The Wall Street Journal reports that the Commerce Department gave approval to Pioneer Natural Resources (PXD) and Enterprise Products Partners (EPD) to export lightly-processed oil overseas that has become abundant thanks to the U.S shale oil boom in recent years. Up until now, companies could only export refined fuel, like gasoline and diesel, but needed special permission to export oil to other countries. The exports could begin as soon as August. However, it is not clear how much crude the companies will be able to ship, which makes it difficult to determine what impact this will have on oil and gas prices. 

A Commerce Department spokesman said there has been "no change in policy" toward crude oil exports.
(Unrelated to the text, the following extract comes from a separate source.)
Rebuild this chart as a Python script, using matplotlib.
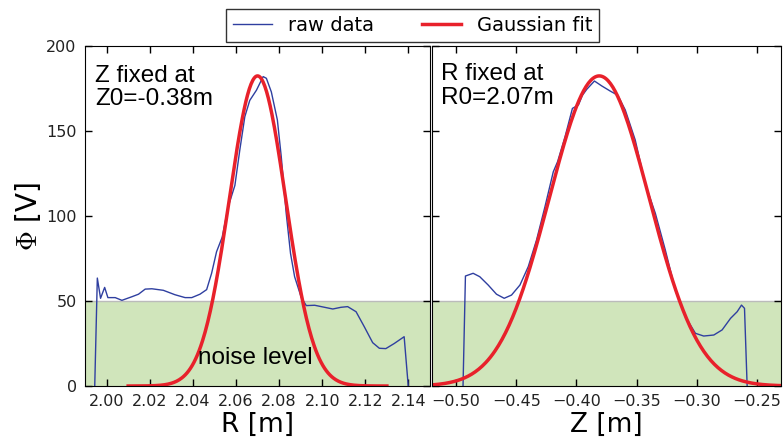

However, Yahoo Finance Editor-in Chief Aaron Task thinks this is a major change to U.S. oil policy and the move could benefit other energy companies as well. 

Alaska Republican Senator Liza Murkowski, who has been calling for the White House to fully lift its ban on oil exports said the decision by the Commerce Department “is a reasonable first step that reflects the new reality of our energy landscape.”

Senator Ed Markey, a Massachusetts Democrat who is against oil exports, said it "puts America on a slippery slope to send more of our oil abroad, even at a time when the Middle East is in disarray and tensions are running high with Russia."

It’s not likely Congress will take any action to pass legislation on this contentious issue before the elections in November.